I'm not even opposed to foreign aid, though I think we sometimes squander it by not having a cohesive and coherent foreign policy to guide its distribution.

The crazies who want to run the federal government out of a phone booth next to Del Taco don't scare me. They have no influence.

It's the fringe lunatics on the other side who really scare me, because if the power brokers who run our government ever get the idea we're willing to remove the reins and turn them loose ... I can't even bear to think about it long enough to finish that sentence.

Here are the choices: We can turn all of our income over to the government and rely on the government to take care of us and make all of our decisions for us; we can have no government, so that if you want pavement in front of your house, you have to rent a cement truck and put it there.

Or we can arrive somewhere in the middle, and have a never-ending debate about exactly where that point should be.

The difference between the extremes is that there is a lot more momentum in favor of the totalitarian extreme.

Yes, we are a government of the people. Does that mean we the people are infallible? No, people are flawed, and one important way in which people are flawed is that power tends to make them drunk.
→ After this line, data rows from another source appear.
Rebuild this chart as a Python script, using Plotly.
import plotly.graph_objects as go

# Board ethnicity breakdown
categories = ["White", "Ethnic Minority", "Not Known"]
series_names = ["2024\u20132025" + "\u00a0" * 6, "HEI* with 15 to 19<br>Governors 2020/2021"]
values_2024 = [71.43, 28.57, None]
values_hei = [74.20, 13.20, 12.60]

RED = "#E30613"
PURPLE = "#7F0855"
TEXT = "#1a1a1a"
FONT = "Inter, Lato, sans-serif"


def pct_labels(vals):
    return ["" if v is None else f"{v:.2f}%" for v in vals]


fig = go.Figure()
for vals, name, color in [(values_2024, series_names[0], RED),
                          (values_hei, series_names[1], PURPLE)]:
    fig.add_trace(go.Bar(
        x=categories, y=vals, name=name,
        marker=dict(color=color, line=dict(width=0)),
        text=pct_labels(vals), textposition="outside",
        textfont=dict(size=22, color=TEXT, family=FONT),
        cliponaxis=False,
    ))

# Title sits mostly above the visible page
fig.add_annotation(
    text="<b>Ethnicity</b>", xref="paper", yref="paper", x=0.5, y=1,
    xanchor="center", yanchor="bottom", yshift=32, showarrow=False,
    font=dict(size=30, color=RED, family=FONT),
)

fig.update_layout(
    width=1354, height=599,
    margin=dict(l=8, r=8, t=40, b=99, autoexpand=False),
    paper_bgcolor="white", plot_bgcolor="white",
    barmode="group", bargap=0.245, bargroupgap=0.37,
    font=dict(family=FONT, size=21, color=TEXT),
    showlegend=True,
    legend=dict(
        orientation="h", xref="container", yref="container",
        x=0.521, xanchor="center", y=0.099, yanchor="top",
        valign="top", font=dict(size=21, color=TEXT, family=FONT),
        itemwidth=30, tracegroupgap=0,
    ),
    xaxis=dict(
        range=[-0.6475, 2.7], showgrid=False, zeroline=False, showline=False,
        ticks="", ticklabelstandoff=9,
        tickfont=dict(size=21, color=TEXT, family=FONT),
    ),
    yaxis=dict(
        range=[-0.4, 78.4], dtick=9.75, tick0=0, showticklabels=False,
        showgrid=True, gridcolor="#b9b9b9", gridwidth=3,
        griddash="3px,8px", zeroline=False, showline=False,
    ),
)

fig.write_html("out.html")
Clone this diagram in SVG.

We've got 500 sloppy drunks in Washington, D.C., and the only thing that keeps them from completely trashing the place is the fear that we might send them home from the party.

It's still our responsibility to bring them up short when they've gone too far. And in the case of the onerous tax burden that they've placed on working people, they've gone way, way too far.
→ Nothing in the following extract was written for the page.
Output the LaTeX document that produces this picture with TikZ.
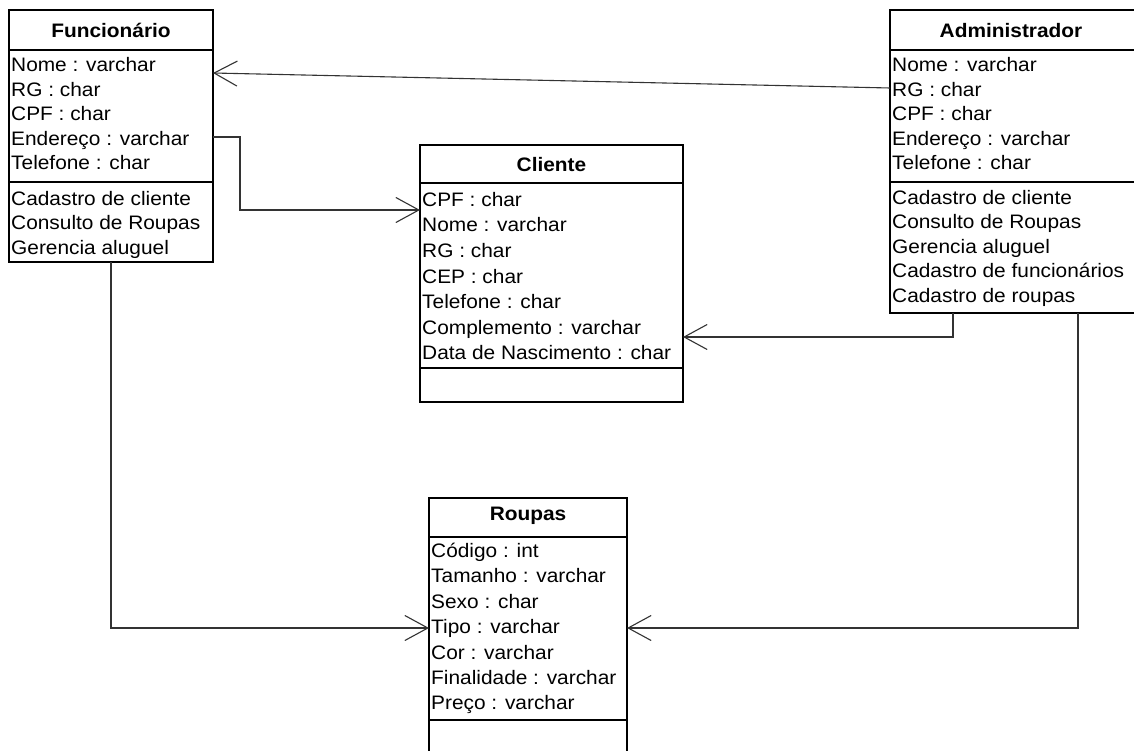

They can pave the roads and do all of the other necessary things and take only 10, maybe 15, percent of our incomes at the federal level, maybe another 10 percent at the state and local levels. In other words, our tax burden is only about twice what it should be if we want to call ourselves a free country and if we want our economy to be all that it can be.

What am I saying? That money is all that matters, that we should be selfish and hoard our incomes?

I'm saying that if you can't choose how to spend your own income, you don't have freedom.

There's no such thing as total freedom. We give up some freedom to have a measure of security. But when the government is spending half of our income on average ...

How can you liberals not see that that's too much?

How can you not see that if we continue the slide down this slippery slope, we're going to wake up one day and find that we have no choices left to make?